▸ **INFORMATION PROVIDED**:
──────────────────────────────
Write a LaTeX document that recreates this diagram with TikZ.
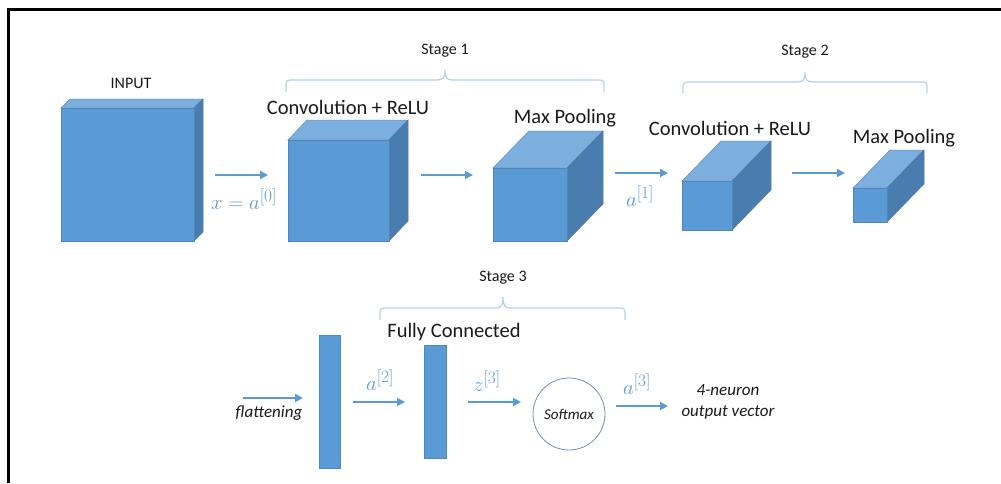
──────────────────────────────
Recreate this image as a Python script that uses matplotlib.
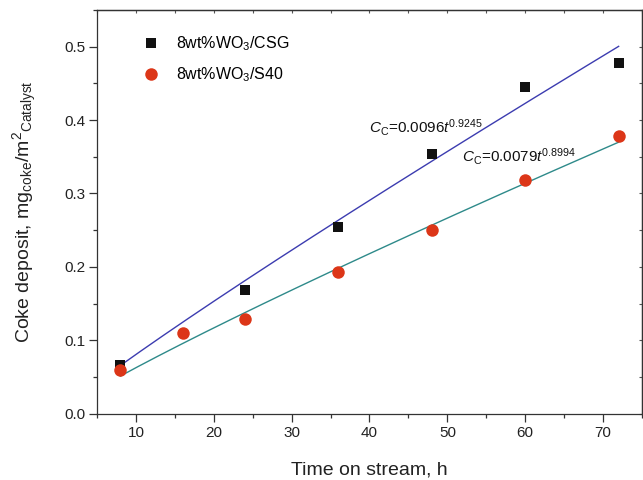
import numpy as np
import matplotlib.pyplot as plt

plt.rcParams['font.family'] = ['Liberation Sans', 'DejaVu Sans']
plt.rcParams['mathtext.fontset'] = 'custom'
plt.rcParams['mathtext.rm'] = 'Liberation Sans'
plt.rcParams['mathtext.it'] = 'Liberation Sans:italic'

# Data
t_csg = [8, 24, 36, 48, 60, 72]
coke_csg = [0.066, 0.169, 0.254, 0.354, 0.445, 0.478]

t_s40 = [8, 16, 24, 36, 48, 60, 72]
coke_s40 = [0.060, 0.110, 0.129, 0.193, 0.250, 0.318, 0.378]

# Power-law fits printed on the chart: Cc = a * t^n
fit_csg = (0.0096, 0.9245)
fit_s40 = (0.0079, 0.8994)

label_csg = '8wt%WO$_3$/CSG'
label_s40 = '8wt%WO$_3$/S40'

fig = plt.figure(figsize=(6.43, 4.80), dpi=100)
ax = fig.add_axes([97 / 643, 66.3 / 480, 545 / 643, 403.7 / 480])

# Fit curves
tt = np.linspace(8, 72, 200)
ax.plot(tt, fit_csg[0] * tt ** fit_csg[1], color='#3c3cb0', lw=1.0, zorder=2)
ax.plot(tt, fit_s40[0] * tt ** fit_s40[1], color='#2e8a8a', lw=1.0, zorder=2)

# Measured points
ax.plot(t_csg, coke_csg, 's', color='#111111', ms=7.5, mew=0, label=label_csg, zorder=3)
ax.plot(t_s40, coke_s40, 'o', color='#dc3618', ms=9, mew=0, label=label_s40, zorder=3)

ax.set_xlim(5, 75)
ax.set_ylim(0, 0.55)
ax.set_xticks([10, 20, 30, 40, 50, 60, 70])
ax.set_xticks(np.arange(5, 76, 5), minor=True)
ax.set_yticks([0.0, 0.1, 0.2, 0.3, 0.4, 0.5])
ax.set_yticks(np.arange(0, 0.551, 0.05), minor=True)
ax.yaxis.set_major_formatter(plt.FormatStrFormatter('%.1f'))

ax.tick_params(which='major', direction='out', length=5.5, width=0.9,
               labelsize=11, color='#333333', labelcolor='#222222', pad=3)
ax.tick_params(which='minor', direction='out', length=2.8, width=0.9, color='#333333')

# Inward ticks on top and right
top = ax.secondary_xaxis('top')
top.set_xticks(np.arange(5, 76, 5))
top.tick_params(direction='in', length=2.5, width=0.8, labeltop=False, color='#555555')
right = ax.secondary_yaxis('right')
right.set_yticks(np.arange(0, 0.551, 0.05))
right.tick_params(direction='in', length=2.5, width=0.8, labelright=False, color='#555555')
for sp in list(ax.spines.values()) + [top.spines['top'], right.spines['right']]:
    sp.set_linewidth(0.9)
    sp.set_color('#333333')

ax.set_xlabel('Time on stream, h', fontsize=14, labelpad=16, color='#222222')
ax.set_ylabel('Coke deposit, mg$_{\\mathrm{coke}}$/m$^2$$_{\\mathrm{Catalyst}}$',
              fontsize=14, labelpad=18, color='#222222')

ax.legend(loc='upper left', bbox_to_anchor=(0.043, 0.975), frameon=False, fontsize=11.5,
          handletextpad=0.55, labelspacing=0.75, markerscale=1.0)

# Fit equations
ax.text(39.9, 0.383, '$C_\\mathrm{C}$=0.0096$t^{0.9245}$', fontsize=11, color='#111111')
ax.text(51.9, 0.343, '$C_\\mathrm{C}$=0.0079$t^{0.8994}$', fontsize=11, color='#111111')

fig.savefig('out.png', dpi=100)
──────────────────────────────
Go to the line that contains "Recreate this image" and copy from there down to the line that contains "import matplotlib.pyplot as plt", with both lines included. Pass over the pictures.

Recreate this image as a Python script that uses matplotlib.
import numpy as np
import matplotlib.pyplot as plt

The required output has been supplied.